[start of Data extract]

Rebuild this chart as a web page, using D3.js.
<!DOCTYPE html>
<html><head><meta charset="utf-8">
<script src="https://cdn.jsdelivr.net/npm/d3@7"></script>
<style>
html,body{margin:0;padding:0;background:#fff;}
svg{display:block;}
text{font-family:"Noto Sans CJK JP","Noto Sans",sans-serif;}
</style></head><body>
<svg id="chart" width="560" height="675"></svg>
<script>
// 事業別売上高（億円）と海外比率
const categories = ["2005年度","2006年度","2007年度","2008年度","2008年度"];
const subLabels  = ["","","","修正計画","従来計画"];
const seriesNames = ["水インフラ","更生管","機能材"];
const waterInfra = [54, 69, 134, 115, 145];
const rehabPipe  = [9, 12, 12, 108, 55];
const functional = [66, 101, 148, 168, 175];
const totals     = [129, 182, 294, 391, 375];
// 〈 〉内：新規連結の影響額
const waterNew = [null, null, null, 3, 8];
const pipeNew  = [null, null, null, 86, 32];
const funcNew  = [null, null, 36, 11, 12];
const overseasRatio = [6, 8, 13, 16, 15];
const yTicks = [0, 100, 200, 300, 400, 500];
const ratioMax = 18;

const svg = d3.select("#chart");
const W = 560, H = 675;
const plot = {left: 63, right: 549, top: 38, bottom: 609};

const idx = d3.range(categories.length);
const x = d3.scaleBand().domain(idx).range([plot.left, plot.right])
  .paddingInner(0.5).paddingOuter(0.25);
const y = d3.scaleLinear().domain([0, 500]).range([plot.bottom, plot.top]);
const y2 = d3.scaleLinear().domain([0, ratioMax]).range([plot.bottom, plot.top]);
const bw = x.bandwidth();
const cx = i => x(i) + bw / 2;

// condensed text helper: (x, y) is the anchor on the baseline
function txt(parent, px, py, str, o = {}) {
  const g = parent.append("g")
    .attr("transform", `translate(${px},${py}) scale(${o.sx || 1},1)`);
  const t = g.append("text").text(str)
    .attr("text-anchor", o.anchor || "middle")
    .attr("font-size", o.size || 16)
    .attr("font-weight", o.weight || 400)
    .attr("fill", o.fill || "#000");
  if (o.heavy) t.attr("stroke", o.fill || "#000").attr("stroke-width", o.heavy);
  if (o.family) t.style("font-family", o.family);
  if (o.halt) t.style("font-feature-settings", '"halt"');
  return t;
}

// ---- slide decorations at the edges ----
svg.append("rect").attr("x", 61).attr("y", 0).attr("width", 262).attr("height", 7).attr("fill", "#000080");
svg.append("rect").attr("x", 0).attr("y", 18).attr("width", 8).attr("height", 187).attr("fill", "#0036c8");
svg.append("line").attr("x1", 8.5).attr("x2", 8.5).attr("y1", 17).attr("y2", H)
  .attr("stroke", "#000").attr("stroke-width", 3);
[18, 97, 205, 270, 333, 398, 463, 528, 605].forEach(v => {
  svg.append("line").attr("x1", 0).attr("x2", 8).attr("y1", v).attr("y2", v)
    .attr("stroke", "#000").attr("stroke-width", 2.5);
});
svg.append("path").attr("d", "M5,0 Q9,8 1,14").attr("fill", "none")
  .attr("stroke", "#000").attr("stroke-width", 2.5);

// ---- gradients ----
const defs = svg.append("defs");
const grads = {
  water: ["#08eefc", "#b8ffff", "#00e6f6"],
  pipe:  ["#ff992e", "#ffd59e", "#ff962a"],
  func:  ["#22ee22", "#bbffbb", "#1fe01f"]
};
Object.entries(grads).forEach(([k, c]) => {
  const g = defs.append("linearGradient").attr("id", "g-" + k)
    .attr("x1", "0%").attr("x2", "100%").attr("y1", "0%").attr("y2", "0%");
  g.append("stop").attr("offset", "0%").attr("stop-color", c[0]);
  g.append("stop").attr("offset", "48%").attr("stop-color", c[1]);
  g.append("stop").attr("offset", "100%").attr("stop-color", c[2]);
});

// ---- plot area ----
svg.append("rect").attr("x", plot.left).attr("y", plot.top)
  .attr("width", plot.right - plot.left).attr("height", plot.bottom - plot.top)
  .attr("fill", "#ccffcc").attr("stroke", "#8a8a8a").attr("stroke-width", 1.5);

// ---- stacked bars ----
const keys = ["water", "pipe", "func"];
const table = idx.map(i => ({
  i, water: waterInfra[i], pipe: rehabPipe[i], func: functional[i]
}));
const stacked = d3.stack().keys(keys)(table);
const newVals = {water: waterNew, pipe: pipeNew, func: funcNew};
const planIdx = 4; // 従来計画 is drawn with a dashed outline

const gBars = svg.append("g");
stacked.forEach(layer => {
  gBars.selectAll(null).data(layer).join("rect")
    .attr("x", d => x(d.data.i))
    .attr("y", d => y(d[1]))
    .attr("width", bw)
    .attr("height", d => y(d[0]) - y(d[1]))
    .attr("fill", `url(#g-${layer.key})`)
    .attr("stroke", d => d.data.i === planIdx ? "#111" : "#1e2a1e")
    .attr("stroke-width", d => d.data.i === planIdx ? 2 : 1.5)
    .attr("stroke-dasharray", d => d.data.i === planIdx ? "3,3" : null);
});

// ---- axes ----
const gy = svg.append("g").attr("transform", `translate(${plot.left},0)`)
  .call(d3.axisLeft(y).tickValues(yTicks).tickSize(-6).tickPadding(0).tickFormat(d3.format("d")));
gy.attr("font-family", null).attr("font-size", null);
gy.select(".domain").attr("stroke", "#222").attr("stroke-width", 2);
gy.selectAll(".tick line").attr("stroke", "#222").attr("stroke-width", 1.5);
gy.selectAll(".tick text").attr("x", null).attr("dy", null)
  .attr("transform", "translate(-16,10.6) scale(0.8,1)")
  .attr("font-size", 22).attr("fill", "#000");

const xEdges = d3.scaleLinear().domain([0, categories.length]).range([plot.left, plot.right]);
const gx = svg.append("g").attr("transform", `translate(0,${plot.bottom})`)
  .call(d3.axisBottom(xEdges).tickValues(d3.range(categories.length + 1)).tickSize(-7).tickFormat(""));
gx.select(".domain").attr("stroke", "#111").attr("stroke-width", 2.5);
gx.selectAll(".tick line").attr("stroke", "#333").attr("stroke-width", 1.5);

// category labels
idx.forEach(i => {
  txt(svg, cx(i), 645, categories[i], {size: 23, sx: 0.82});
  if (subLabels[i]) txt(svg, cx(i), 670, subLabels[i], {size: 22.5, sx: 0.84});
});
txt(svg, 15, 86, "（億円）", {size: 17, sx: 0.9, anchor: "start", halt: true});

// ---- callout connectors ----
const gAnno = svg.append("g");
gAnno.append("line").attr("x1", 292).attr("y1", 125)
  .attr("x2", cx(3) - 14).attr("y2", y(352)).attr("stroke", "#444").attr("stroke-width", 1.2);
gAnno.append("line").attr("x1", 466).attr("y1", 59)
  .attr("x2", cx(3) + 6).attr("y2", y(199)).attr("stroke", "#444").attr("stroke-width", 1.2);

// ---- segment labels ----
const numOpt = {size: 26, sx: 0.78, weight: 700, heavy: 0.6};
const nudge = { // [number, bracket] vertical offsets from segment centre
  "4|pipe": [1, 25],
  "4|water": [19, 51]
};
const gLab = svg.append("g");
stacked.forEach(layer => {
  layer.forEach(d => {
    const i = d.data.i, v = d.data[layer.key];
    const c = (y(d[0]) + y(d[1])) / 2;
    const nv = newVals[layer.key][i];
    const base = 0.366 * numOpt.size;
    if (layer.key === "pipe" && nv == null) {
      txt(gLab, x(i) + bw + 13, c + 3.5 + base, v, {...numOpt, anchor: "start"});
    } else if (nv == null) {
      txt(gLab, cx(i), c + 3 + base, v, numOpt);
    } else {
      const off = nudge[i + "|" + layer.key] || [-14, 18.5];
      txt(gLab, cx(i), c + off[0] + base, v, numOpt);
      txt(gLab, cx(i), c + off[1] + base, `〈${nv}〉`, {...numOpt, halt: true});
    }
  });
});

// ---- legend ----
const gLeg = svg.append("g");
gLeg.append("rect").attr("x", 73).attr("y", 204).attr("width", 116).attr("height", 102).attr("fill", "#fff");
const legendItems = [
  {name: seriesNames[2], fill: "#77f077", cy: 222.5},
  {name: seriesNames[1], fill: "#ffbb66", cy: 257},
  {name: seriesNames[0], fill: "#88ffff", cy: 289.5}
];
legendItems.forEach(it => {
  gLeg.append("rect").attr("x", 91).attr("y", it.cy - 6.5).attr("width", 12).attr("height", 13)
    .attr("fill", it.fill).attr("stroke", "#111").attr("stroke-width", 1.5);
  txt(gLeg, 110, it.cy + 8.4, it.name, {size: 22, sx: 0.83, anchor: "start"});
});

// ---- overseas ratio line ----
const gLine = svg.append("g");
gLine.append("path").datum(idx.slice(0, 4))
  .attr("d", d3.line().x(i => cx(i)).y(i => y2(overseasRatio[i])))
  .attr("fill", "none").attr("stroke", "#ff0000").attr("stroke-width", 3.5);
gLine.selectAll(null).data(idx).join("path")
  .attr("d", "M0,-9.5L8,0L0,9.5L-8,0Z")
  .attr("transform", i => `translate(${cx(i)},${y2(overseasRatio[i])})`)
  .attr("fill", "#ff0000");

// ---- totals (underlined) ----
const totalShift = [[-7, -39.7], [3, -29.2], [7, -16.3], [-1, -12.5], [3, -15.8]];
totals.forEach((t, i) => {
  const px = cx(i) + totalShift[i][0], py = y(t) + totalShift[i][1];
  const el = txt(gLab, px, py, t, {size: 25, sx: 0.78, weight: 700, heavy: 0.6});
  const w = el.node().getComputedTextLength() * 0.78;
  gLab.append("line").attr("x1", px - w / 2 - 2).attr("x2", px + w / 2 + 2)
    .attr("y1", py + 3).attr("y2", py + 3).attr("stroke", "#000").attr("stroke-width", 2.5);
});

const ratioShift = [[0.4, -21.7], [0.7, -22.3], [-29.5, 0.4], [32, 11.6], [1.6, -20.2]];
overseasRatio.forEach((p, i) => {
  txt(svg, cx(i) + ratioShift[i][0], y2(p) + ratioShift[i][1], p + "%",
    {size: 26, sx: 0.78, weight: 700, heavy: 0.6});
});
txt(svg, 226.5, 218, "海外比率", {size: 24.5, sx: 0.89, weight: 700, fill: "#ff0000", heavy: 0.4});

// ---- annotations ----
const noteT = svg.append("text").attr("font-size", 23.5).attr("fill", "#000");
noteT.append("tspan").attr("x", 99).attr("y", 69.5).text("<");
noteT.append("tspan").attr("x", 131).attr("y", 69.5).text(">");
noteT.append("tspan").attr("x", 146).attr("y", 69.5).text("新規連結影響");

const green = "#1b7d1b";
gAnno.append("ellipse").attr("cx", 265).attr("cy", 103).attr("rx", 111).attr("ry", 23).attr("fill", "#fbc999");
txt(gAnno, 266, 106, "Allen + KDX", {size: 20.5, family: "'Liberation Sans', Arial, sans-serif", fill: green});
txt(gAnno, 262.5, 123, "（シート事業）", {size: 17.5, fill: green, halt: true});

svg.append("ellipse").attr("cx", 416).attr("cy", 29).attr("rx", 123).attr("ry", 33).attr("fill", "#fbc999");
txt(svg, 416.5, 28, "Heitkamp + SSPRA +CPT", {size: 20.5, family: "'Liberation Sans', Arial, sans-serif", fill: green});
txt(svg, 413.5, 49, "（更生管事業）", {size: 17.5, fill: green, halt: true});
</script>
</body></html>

[end of Data extract]

• What needs to be done
Reply with nothing but the number of lines in the data above that contain "chart".

• Solution
3